Women should actually stop drinking alcohol before they try to get pregnant. He explains that this is important because even a small amount of alcohol can be harmful.
Also, he says, women don’t know they are pregnant for the first few weeks of their pregnancy, so it is important to not drink alcohol.
He says that babies of women who drink alcohol while pregnant can have foetal alcohol syndrome which causes brain damage and growth problems.
“Compared to normal babies, those with this syndrome tend to weigh less, have smaller heads and when they grow up they have lifelong problems, including how they feed and act,” he says.
Another problem, Ruzindana says, is women who abuse alcohol are likely to have a still birth.

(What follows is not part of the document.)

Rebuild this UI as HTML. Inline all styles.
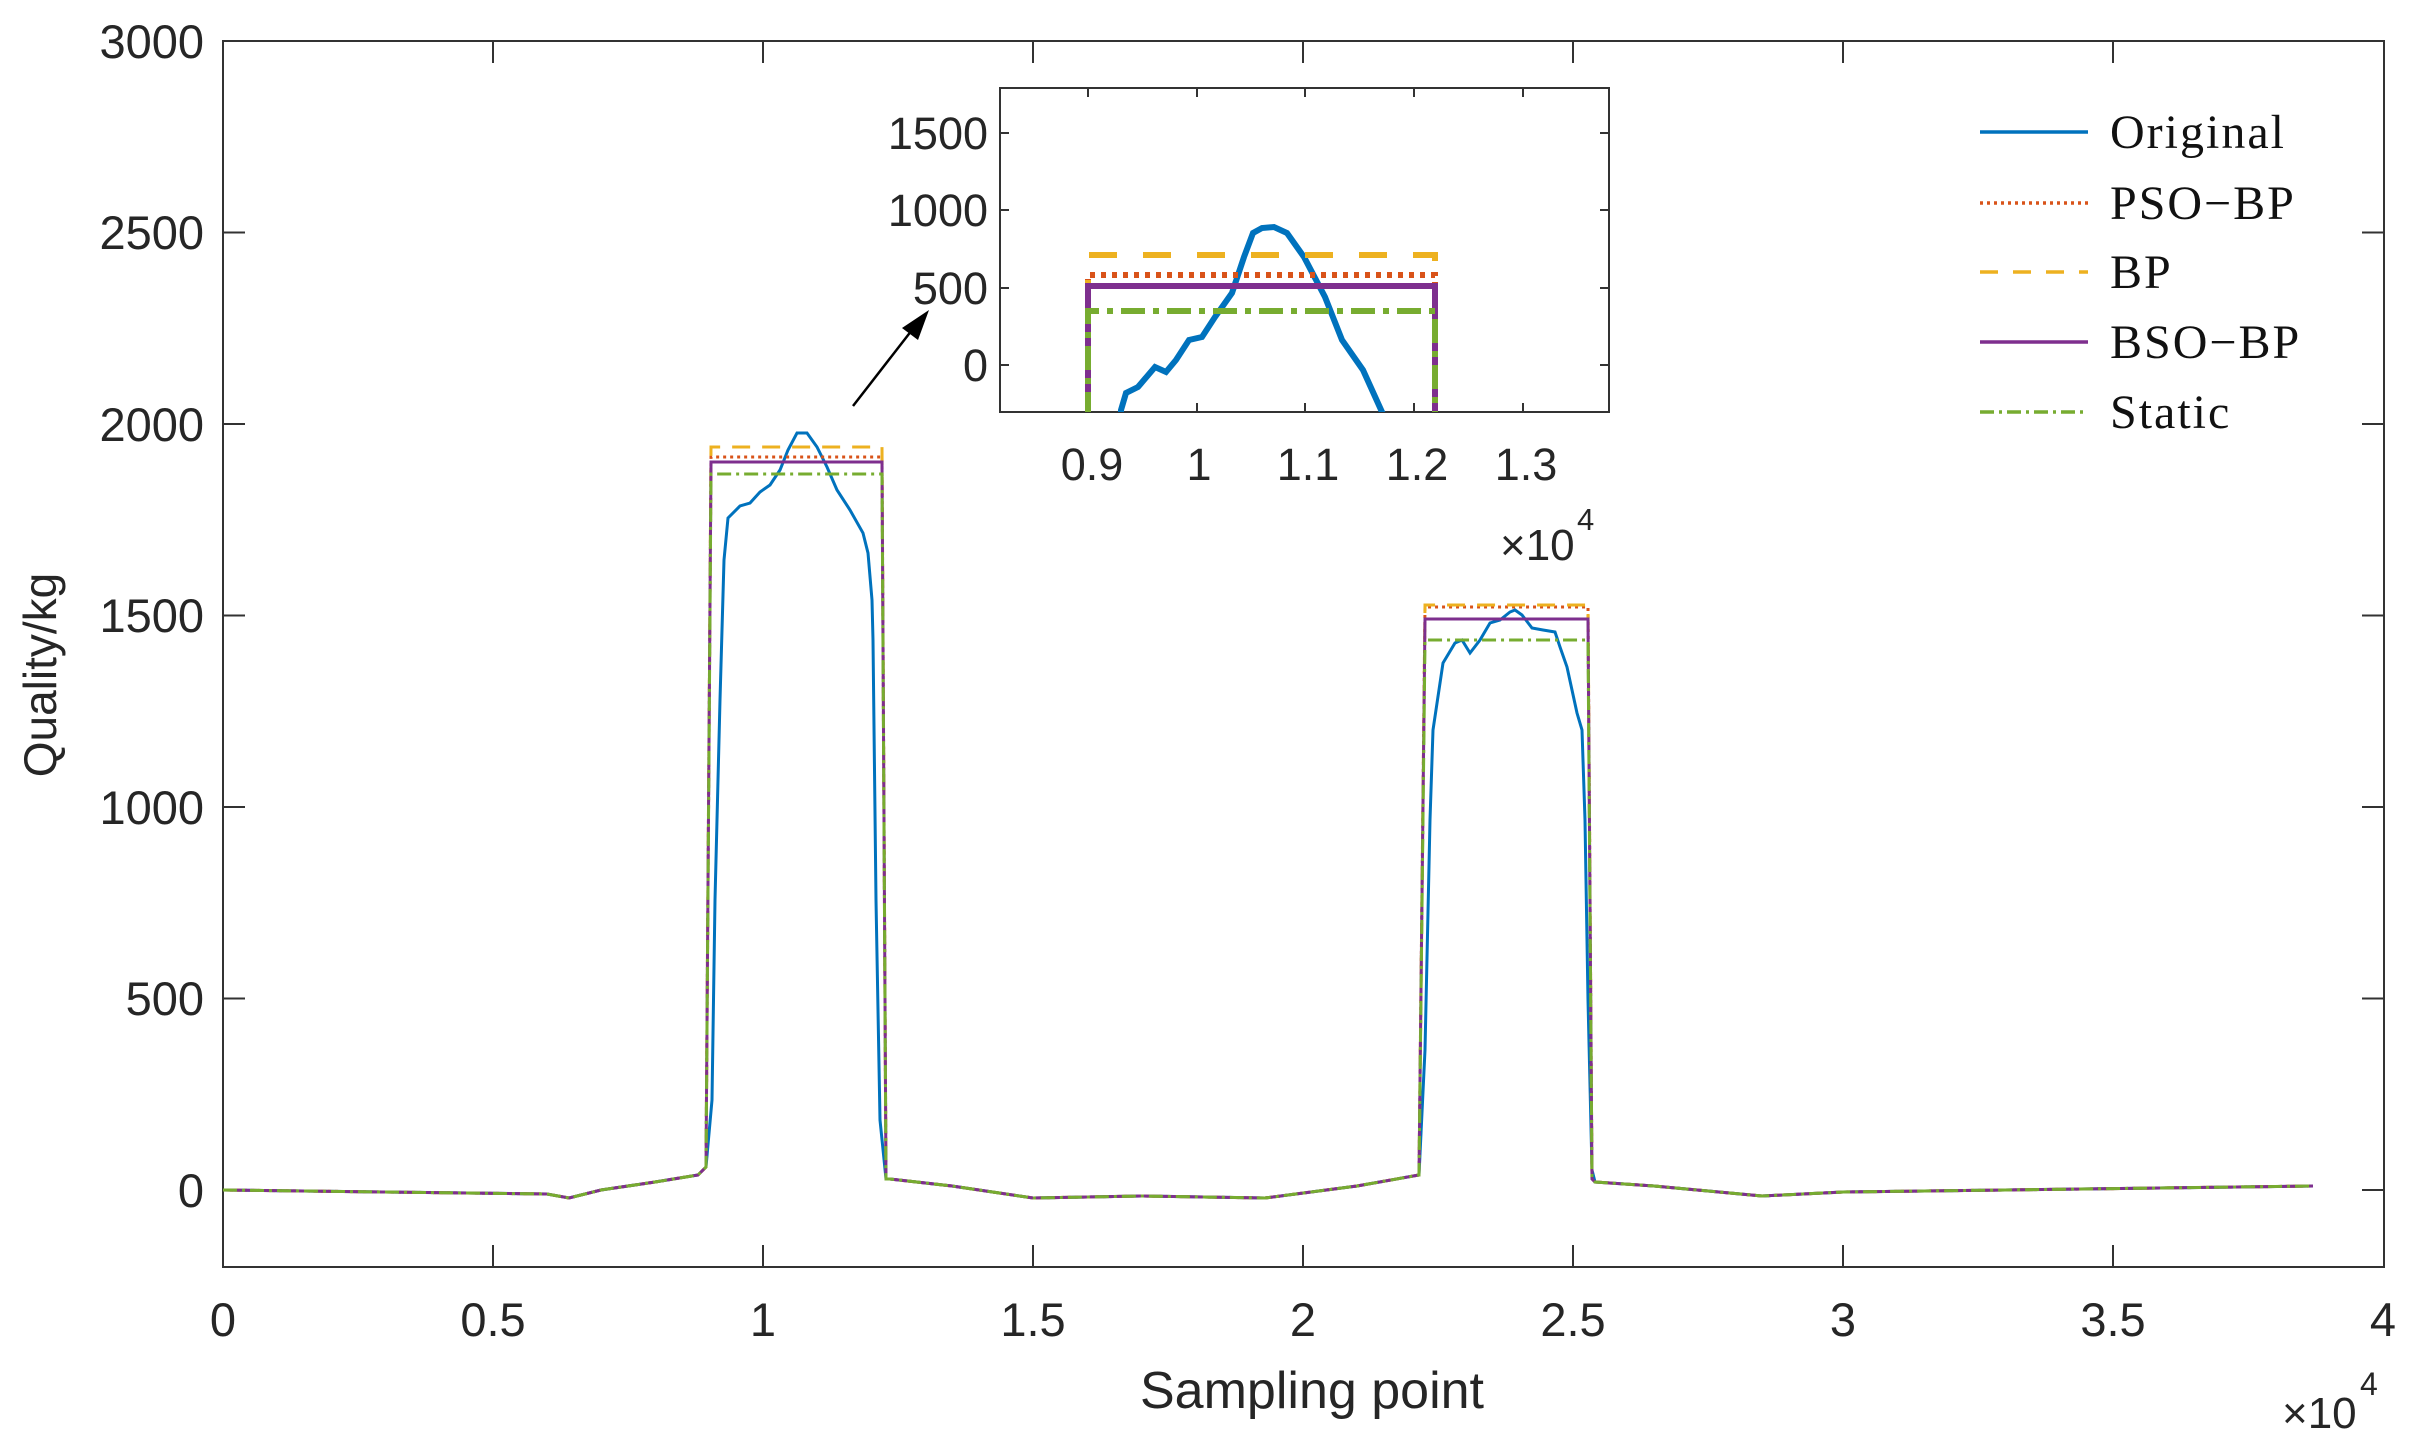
<!DOCTYPE html>
<html><head><meta charset="utf-8"><style>
html,body{margin:0;padding:0;background:#fff;}
svg{display:block;}
text{font-family:"Liberation Sans",sans-serif;fill:#262626;}
.s{font-family:"Liberation Serif",serif;fill:#111;}
</style></head><body>
<svg width="2422" height="1455" viewBox="0 0 2422 1455" xmlns="http://www.w3.org/2000/svg">
<rect width="2422" height="1455" fill="#fff"/>
<defs><clipPath id="cm"><rect x="223" y="41" width="2161" height="1226"/></clipPath>
<clipPath id="ci"><rect x="1000" y="88" width="609" height="324"/></clipPath></defs>

<rect x="223" y="41" width="2161" height="1226" fill="none" stroke="#333" stroke-width="2"/>
<g stroke="#333" stroke-width="2">
<path d="M223 1267v-22M493 1267v-22M763 1267v-22M1033 1267v-22M1303 1267v-22M1573 1267v-22M1843 1267v-22M2113 1267v-22
M223 41v22M493 41v22M763 41v22M1033 41v22M1303 41v22M1573 41v22M1843 41v22M2113 41v22"/>
<path d="M223 1190h22M223 998.5h22M223 807h22M223 615.5h22M223 424h22M223 232.5h22
M2384 1190h-22M2384 998.5h-22M2384 807h-22M2384 615.5h-22M2384 424h-22M2384 232.5h-22"/>
</g>
<g font-size="47" text-anchor="end">
<text x="204" y="1207">0</text><text x="204" y="1015">500</text><text x="204" y="824">1000</text>
<text x="204" y="632">1500</text><text x="204" y="441">2000</text><text x="204" y="249">2500</text><text x="204" y="58">3000</text>
</g>
<g font-size="47" text-anchor="middle">
<text x="223" y="1336">0</text><text x="493" y="1336">0.5</text><text x="763" y="1336">1</text><text x="1033" y="1336">1.5</text>
<text x="1303" y="1336">2</text><text x="1573" y="1336">2.5</text><text x="1843" y="1336">3</text><text x="2113" y="1336">3.5</text><text x="2383" y="1336">4</text>
<text x="1312" y="1408" font-size="52">Sampling point</text>
</g>
<text x="2282" y="1428" font-size="44">×10</text><text x="2360" y="1395" font-size="32">4</text>
<text transform="translate(56,675) rotate(-90)" font-size="46" text-anchor="middle">Quality/kg</text>

<g clip-path="url(#cm)" fill="none" stroke-width="3">
<polyline stroke="#0072BD" points="223,1190 385,1192 547,1194 569,1198 601,1190 655,1182 698,1175 706,1167 712,1100 715,900 720,700 724,560 728,518 740,506 750,503 760,492 770,485 780,470 788,450 797,433 807,433 817,447 827,467 837,490 850,510 863,533 868,553 872,600 873,640 876,900 880,1120 886,1179 890,1179 952,1186 1033,1198 1141,1196 1265,1198 1357,1186 1419,1175 1425,1050 1430,820 1433,730 1443,663 1455,643 1462,640 1470,653 1480,640 1490,623 1500,620 1510,612 1515,610 1522,615 1532,628 1543,630 1555,632 1560,647 1567,667 1577,713 1582,730 1585,820 1588,1000 1592,1170 1595,1182 1654,1186 1762,1196 1843,1192 2005,1190 2313,1186"/>
<polyline stroke="#D95319" stroke-dasharray="3,4" points="223,1190 385,1192 547,1194 569,1198 601,1190 655,1182 698,1175 706,1167 711,457 882,457 886,1179 890,1179 952,1186 1033,1198 1141,1196 1265,1198 1357,1186 1419,1175 1425,607 1588,607 1592,1179 1595,1182 1654,1186 1762,1196 1843,1192 2005,1190 2313,1186"/>
<polyline stroke="#EDB120" stroke-dasharray="18,12" points="223,1190 385,1192 547,1194 569,1198 601,1190 655,1182 698,1175 706,1167 711,447 882,447 886,1179 890,1179 952,1186 1033,1198 1141,1196 1265,1198 1357,1186 1419,1175 1425,605 1588,605 1592,1179 1595,1182 1654,1186 1762,1196 1843,1192 2005,1190 2313,1186"/>
<polyline stroke="#7E2F8E" points="223,1190 385,1192 547,1194 569,1198 601,1190 655,1182 698,1175 706,1167 711,462 882,462 886,1179 890,1179 952,1186 1033,1198 1141,1196 1265,1198 1357,1186 1419,1175 1425,619 1588,619 1592,1179 1595,1182 1654,1186 1762,1196 1843,1192 2005,1190 2313,1186"/>
<polyline stroke="#77AC30" stroke-dasharray="14,5,3,5" points="223,1190 385,1192 547,1194 569,1198 601,1190 655,1182 698,1175 706,1167 711,474 882,474 886,1179 890,1179 952,1186 1033,1198 1141,1196 1265,1198 1357,1186 1419,1175 1425,640 1588,640 1592,1179 1595,1182 1654,1186 1762,1196 1843,1192 2005,1190 2313,1186"/>
</g>

<line x1="853" y1="406" x2="912" y2="330" stroke="#000" stroke-width="2.5"/>
<polygon points="929,310 902,328 918,340" fill="#000"/>

<rect x="1000" y="88" width="609" height="324" fill="#fff" stroke="#333" stroke-width="2"/>
<g stroke="#333" stroke-width="2">
<path d="M1088 412v-9M1197 412v-9M1305 412v-9M1414 412v-9M1523 412v-9M1088 88v9M1197 88v9M1305 88v9M1414 88v9M1523 88v9
M1000 365h9M1000 288h9M1000 210h9M1000 133h9M1609 365h-9M1609 288h-9M1609 210h-9M1609 133h-9"/>
</g>
<g font-size="45" text-anchor="end">
<text x="988" y="381">0</text><text x="988" y="304">500</text><text x="988" y="226">1000</text><text x="988" y="149">1500</text>
</g>
<g font-size="45" text-anchor="middle">
<text x="1092" y="480">0.9</text><text x="1199" y="480">1</text><text x="1308" y="480">1.1</text><text x="1417" y="480">1.2</text><text x="1526" y="480">1.3</text>
</g>
<text x="1500" y="560" font-size="44">×10</text><text x="1577" y="530" font-size="31">4</text>
<g clip-path="url(#ci)" fill="none" stroke-width="6">
<polyline stroke="#0072BD" points="1121,414 1121,410 1126,393 1138,387 1155,367 1166,372 1176,360 1189,340 1202,337 1215,317 1232,293 1244,257 1253,233 1262,228 1274,227 1287,233 1304,257 1325,297 1342,340 1363,370 1382,412 1384,416"/>
<polyline stroke="#D95319" stroke-dasharray="5,6" points="1088,416 1088,275 1435,275 1435,416"/>
<polyline stroke="#EDB120" stroke-dasharray="28,26" points="1088,416 1088,255 1435,255 1435,416"/>
<polyline stroke="#7E2F8E" points="1088,416 1088,286 1435,286 1435,416"/>
<polyline stroke="#77AC30" stroke-dasharray="24,8,6,8" points="1088,416 1088,311 1435,311 1435,416"/>
</g>

<g stroke-width="3.5">
<line x1="1980" y1="132" x2="2088" y2="132" stroke="#0072BD"/>
<line x1="1980" y1="203" x2="2088" y2="203" stroke="#D95319" stroke-dasharray="3,4"/>
<line x1="1980" y1="272" x2="2088" y2="272" stroke="#EDB120" stroke-dasharray="18,15"/>
<line x1="1980" y1="342" x2="2088" y2="342" stroke="#7E2F8E"/>
<line x1="1980" y1="412" x2="2088" y2="412" stroke="#77AC30" stroke-dasharray="14,5,3,5"/>
</g>
<g font-size="48" letter-spacing="2">
<text class="s" x="2110" y="148">Original</text>
<text class="s" x="2110" y="219">PSO−BP</text>
<text class="s" x="2110" y="288">BP</text>
<text class="s" x="2110" y="358">BSO−BP</text>
<text class="s" x="2110" y="428">Static</text>
</g>
</svg>
</body></html>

The symptoms of babies with foetal alcohol syndrome, he says, include fussiness and sensitivity to noise, as well as developmental delays, among others.
Alcoholism can have adverse effects on mental health, causing psychiatric disorders ./Net
HOW TO MANAGE ALCOHOL CONSUMPTION
Residential programmes or specialised hospitals such as Ndera Neuropsychiatric Hospital can offer professional help, individual or group therapy, support groups, training, family involvement, activity therapy, and a host of strategies for treating alcohol abuse.
Being physically away from access to alcohol is helpful for some people.
Sylvester Twezirimana, a psychologist in Rubavu District, says the first step towards recovery is for one to acknowledge that there is an alcohol dependency problem.
After that, he says, one can get the help they need, and this is available in support groups and professionals.
Twezirimana says that dealing with the underlying problem is essential.
He says that, for instance, there may be problems with self-esteem, stress, anxiety or depression.
“It is important to treat these problems too as they can increase the risks posed by alcohol. Common alcohol-related issues, such as hypertension, liver disease, and possibly heart disease, will need to be treated as well,” he says.
Another strategy Twizerimana suggests is for addicts of alcohol to get involved in helpful programmes.
In some cases, Habiyaremye says one can use drugs such as naltrexone, which may help reduce the urge to have a drink.
Some medications can help prevent withdrawal symptoms that can occur after quitting, and that treatment usually lasts four to seven days.
Some people complete detox successfully, but they start drinking again either soon after or sometime later.
“This can be solved by counselling, medical help, support groups, and family support,” he says.